[Entries with chart source code]
* begin *
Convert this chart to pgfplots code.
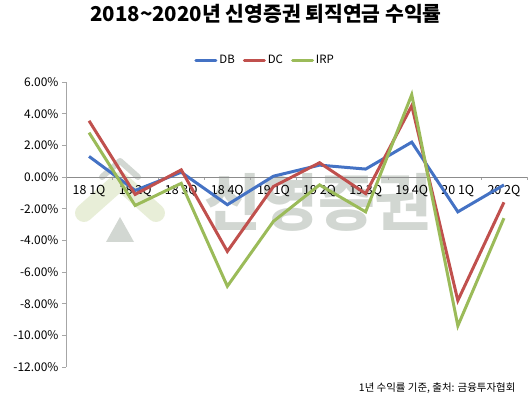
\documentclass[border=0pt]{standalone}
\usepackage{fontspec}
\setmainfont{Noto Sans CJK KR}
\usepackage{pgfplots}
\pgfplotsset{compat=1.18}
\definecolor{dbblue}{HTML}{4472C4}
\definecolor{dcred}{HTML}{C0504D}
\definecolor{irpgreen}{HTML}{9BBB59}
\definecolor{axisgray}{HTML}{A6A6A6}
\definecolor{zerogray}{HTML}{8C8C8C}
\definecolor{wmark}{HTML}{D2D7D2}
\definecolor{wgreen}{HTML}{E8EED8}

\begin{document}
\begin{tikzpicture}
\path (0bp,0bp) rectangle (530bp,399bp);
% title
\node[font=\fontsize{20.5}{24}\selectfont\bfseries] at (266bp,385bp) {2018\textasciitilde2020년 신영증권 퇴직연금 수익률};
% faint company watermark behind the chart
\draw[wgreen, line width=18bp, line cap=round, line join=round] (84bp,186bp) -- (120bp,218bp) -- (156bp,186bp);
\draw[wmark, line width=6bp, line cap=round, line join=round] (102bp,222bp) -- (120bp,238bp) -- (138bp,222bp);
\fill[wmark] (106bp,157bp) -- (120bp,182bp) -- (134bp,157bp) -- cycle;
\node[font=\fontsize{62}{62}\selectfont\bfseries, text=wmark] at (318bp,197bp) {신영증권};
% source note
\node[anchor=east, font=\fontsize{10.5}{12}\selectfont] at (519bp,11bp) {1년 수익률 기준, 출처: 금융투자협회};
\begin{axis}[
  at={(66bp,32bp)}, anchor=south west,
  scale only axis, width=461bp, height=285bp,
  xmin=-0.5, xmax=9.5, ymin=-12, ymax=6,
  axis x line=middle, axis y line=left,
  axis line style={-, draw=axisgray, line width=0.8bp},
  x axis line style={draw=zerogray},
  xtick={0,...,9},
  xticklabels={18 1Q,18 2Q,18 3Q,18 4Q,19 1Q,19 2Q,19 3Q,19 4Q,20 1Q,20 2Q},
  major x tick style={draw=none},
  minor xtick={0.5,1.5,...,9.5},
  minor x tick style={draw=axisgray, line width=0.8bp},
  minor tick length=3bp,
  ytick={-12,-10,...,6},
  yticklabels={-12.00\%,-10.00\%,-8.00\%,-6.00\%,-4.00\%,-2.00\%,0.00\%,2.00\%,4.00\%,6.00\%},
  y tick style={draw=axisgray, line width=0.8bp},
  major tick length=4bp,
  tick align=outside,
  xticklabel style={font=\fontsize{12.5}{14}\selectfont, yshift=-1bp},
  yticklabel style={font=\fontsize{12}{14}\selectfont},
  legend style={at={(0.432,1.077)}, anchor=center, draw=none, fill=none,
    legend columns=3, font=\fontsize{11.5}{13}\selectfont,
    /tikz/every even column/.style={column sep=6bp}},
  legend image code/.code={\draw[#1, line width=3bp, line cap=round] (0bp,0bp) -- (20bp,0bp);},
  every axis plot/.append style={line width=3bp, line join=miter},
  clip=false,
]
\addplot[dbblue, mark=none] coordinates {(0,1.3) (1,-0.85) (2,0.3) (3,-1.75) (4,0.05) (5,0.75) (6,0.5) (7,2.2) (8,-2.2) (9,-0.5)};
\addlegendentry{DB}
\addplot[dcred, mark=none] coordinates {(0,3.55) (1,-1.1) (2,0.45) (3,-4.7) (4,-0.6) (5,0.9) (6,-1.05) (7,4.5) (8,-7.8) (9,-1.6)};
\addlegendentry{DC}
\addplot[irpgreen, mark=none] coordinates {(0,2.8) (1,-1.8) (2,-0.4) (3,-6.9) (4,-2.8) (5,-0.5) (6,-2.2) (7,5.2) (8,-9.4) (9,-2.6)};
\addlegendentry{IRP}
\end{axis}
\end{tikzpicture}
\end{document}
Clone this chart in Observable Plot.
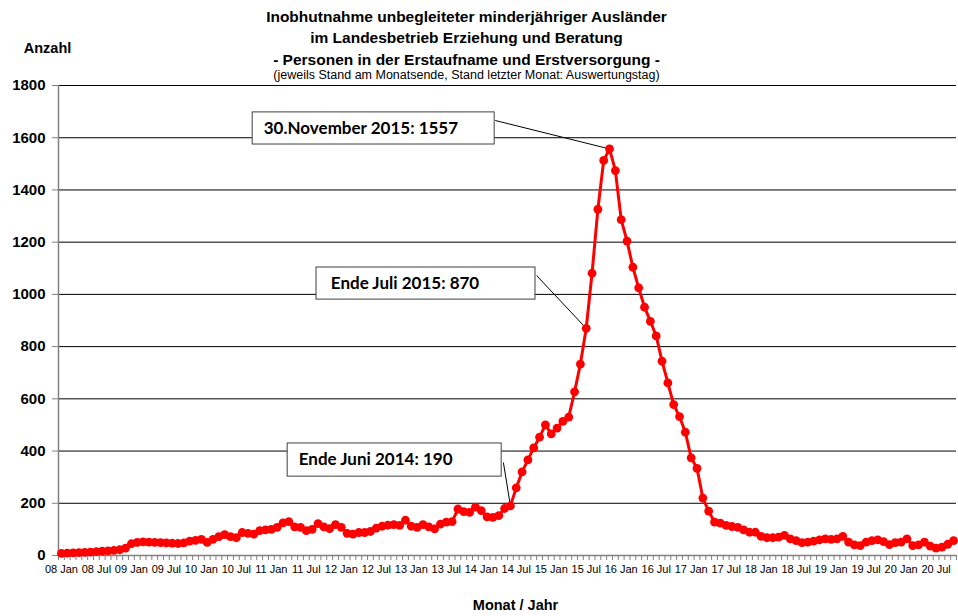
* end *
--- Task description ---
Output every entry verbatim. Pictures do not belong in the copy.

--- Reply to the task ---
Convert this chart to pgfplots code.
\documentclass[border=0pt]{standalone}
\usepackage{fontspec}
\setmainfont{Noto Sans CJK KR}
\usepackage{pgfplots}
\pgfplotsset{compat=1.18}
\definecolor{dbblue}{HTML}{4472C4}
\definecolor{dcred}{HTML}{C0504D}
\definecolor{irpgreen}{HTML}{9BBB59}
\definecolor{axisgray}{HTML}{A6A6A6}
\definecolor{zerogray}{HTML}{8C8C8C}
\definecolor{wmark}{HTML}{D2D7D2}
\definecolor{wgreen}{HTML}{E8EED8}

\begin{document}
\begin{tikzpicture}
\path (0bp,0bp) rectangle (530bp,399bp);
% title
\node[font=\fontsize{20.5}{24}\selectfont\bfseries] at (266bp,385bp) {2018\textasciitilde2020년 신영증권 퇴직연금 수익률};
% faint company watermark behind the chart
\draw[wgreen, line width=18bp, line cap=round, line join=round] (84bp,186bp) -- (120bp,218bp) -- (156bp,186bp);
\draw[wmark, line width=6bp, line cap=round, line join=round] (102bp,222bp) -- (120bp,238bp) -- (138bp,222bp);
\fill[wmark] (106bp,157bp) -- (120bp,182bp) -- (134bp,157bp) -- cycle;
\node[font=\fontsize{62}{62}\selectfont\bfseries, text=wmark] at (318bp,197bp) {신영증권};
% source note
\node[anchor=east, font=\fontsize{10.5}{12}\selectfont] at (519bp,11bp) {1년 수익률 기준, 출처: 금융투자협회};
\begin{axis}[
  at={(66bp,32bp)}, anchor=south west,
  scale only axis, width=461bp, height=285bp,
  xmin=-0.5, xmax=9.5, ymin=-12, ymax=6,
  axis x line=middle, axis y line=left,
  axis line style={-, draw=axisgray, line width=0.8bp},
  x axis line style={draw=zerogray},
  xtick={0,...,9},
  xticklabels={18 1Q,18 2Q,18 3Q,18 4Q,19 1Q,19 2Q,19 3Q,19 4Q,20 1Q,20 2Q},
  major x tick style={draw=none},
  minor xtick={0.5,1.5,...,9.5},
  minor x tick style={draw=axisgray, line width=0.8bp},
  minor tick length=3bp,
  ytick={-12,-10,...,6},
  yticklabels={-12.00\%,-10.00\%,-8.00\%,-6.00\%,-4.00\%,-2.00\%,0.00\%,2.00\%,4.00\%,6.00\%},
  y tick style={draw=axisgray, line width=0.8bp},
  major tick length=4bp,
  tick align=outside,
  xticklabel style={font=\fontsize{12.5}{14}\selectfont, yshift=-1bp},
  yticklabel style={font=\fontsize{12}{14}\selectfont},
  legend style={at={(0.432,1.077)}, anchor=center, draw=none, fill=none,
    legend columns=3, font=\fontsize{11.5}{13}\selectfont,
    /tikz/every even column/.style={column sep=6bp}},
  legend image code/.code={\draw[#1, line width=3bp, line cap=round] (0bp,0bp) -- (20bp,0bp);},
  every axis plot/.append style={line width=3bp, line join=miter},
  clip=false,
]
\addplot[dbblue, mark=none] coordinates {(0,1.3) (1,-0.85) (2,0.3) (3,-1.75) (4,0.05) (5,0.75) (6,0.5) (7,2.2) (8,-2.2) (9,-0.5)};
\addlegendentry{DB}
\addplot[dcred, mark=none] coordinates {(0,3.55) (1,-1.1) (2,0.45) (3,-4.7) (4,-0.6) (5,0.9) (6,-1.05) (7,4.5) (8,-7.8) (9,-1.6)};
\addlegendentry{DC}
\addplot[irpgreen, mark=none] coordinates {(0,2.8) (1,-1.8) (2,-0.4) (3,-6.9) (4,-2.8) (5,-0.5) (6,-2.2) (7,5.2) (8,-9.4) (9,-2.6)};
\addlegendentry{IRP}
\end{axis}
\end{tikzpicture}
\end{document}
Clone this chart in Observable Plot.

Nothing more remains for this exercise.